SET TASK:
Can you set down, exactly as they appear below, the lines from the opening of the material through the one bearing "(fktipb) at (657,298);", minus the pictures?

DATA BLOCK:
= = = = = = =
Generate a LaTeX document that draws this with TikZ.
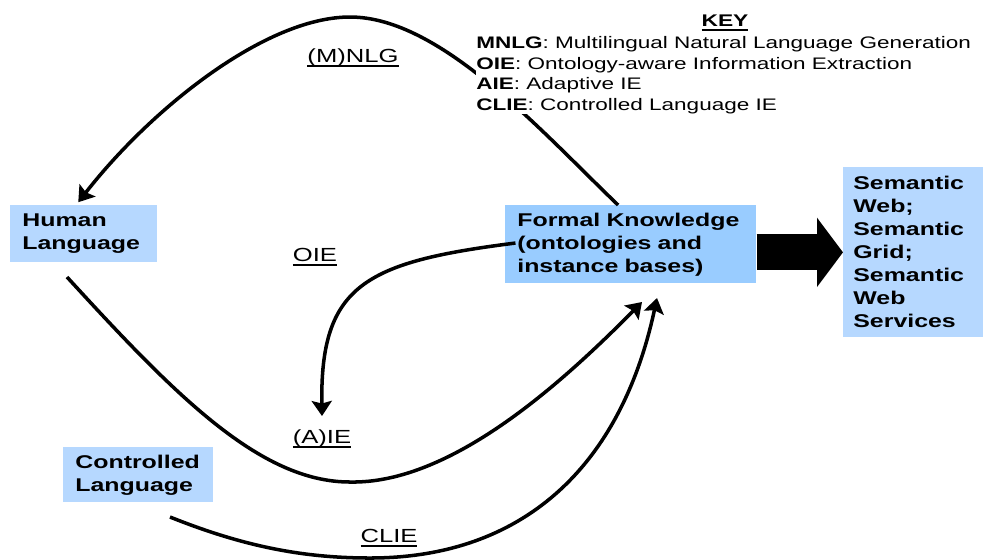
\documentclass[tikz,border=0pt]{standalone}
\usepackage{fontspec}
\setmainfont{Liberation Sans}[FakeStretch=1.35]
\usetikzlibrary{arrows.meta}
\definecolor{boxblue}{RGB}{182,216,255}
\definecolor{formalblue}{RGB}{153,204,255}
\newcommand{\ulbar}[1]{\vtop{\hbox{\raisebox{0pt}[\height][0pt]{#1}}\kern1.6pt\hrule height 1.1pt}}

\begin{document}
\begin{tikzpicture}[x=0.02cm,y=-0.02cm,
    flow/.style={draw=black,line width=2pt,-{Stealth[length=0.3cm,width=0.4cm,inset=0.05cm]}},
    box/.style={fill=boxblue,anchor=north west,align=left,inner xsep=0.24cm,inner ysep=0pt,font=\fontsize{10.5}{13.1}\selectfont\bfseries},
    lbl/.style={font=\fontsize{10.8}{13}\selectfont},
    keytext/.style={fill=white,anchor=north west,align=left,inner sep=0pt,font=\fontsize{9.5}{11.7}\selectfont},
]
    \useasboundingbox (0,0) rectangle (983,559);

    % boxes
    \node[box,minimum width=2.94cm,minimum height=1.14cm,text width=2.46cm] (human) at (10,205) {Human\\Language};
    \node[box,fill=formalblue,minimum width=5.02cm,minimum height=1.56cm,text width=4.54cm] (formal) at (505,205) {Formal Knowledge\\(ontologies and\\instance bases)};
    \node[box,inner xsep=0.2cm,minimum width=2.8cm,minimum height=3.4cm,text width=2.4cm] (semantic) at (843,167) {Semantic\\Web;\\Semantic\\Grid;\\Semantic\\Web\\Services};
    \node[box,minimum width=3.0cm,minimum height=1.1cm,text width=2.52cm] (controlled) at (63,447) {Controlled\\Language};

    % free ends
    \coordinate (hlfoot) at (67,277);
    \coordinate (cltail) at (170,517);
    \coordinate (aietip) at (322,416);
    \coordinate (fktipa) at (642,302);
    \coordinate (fktipb) at (657,298);

    % connectors
    \draw[flow,shorten >=2pt] (formal.108) .. controls (540,130) and (440,17) .. (350,17)
        .. controls (265,17) and (150,110) .. (human.105);
    \draw[flow,shorten <=-6pt] (formal.west) .. controls (365,262) and (320,285) .. (aietip);
    \draw[flow] (hlfoot) .. controls (175,395) and (260,482) .. (350,482)
        .. controls (450,484) and (560,385) .. (fktipa);
    \draw[flow] (cltail) .. controls (240,545) and (300,558) .. (370,558)
        .. controls (520,558) and (620,470) .. (fktipb);
    \draw[line width=0.72cm,-{Triangle[length=0.52cm,width=1.36cm]}] (formal.east |- semantic.west) -- (semantic.west);

    % labels
    \node[lbl] (mnlg) at (353,58) {\ulbar{(M)NLG}};
    \node[lbl] (oie) at (315,257) {\ulbar{OIE}};
    \node[lbl] (aie) at (322,439) {\ulbar{(A)IE}};
    \node[lbl] (clie) at (389,538) {\ulbar{CLIE}};

    % key
    \node[font=\fontsize{9.6}{11}\selectfont\bfseries] (key) at (725,23) {\ulbar{KEY}};
    \node[keytext] (keylist) at (476,36) {\textbf{MNLG}: Multilingual Natural Language Generation\\
        \textbf{OIE}: Ontology-aware Information Extraction\\
        \textbf{AIE}: Adaptive IE\\
        \textbf{CLIE}: Controlled Language IE};
\end{tikzpicture}
\end{document}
= = = = = = =
REPLY TO THE EXERCISE:
Generate a LaTeX document that draws this with TikZ.
\documentclass[tikz,border=0pt]{standalone}
\usepackage{fontspec}
\setmainfont{Liberation Sans}[FakeStretch=1.35]
\usetikzlibrary{arrows.meta}
\definecolor{boxblue}{RGB}{182,216,255}
\definecolor{formalblue}{RGB}{153,204,255}
\newcommand{\ulbar}[1]{\vtop{\hbox{\raisebox{0pt}[\height][0pt]{#1}}\kern1.6pt\hrule height 1.1pt}}

\begin{document}
\begin{tikzpicture}[x=0.02cm,y=-0.02cm,
    flow/.style={draw=black,line width=2pt,-{Stealth[length=0.3cm,width=0.4cm,inset=0.05cm]}},
    box/.style={fill=boxblue,anchor=north west,align=left,inner xsep=0.24cm,inner ysep=0pt,font=\fontsize{10.5}{13.1}\selectfont\bfseries},
    lbl/.style={font=\fontsize{10.8}{13}\selectfont},
    keytext/.style={fill=white,anchor=north west,align=left,inner sep=0pt,font=\fontsize{9.5}{11.7}\selectfont},
]
    \useasboundingbox (0,0) rectangle (983,559);

    % boxes
    \node[box,minimum width=2.94cm,minimum height=1.14cm,text width=2.46cm] (human) at (10,205) {Human\\Language};
    \node[box,fill=formalblue,minimum width=5.02cm,minimum height=1.56cm,text width=4.54cm] (formal) at (505,205) {Formal Knowledge\\(ontologies and\\instance bases)};
    \node[box,inner xsep=0.2cm,minimum width=2.8cm,minimum height=3.4cm,text width=2.4cm] (semantic) at (843,167) {Semantic\\Web;\\Semantic\\Grid;\\Semantic\\Web\\Services};
    \node[box,minimum width=3.0cm,minimum height=1.1cm,text width=2.52cm] (controlled) at (63,447) {Controlled\\Language};

    % free ends
    \coordinate (hlfoot) at (67,277);
    \coordinate (cltail) at (170,517);
    \coordinate (aietip) at (322,416);
    \coordinate (fktipa) at (642,302);
    \coordinate (fktipb) at (657,298);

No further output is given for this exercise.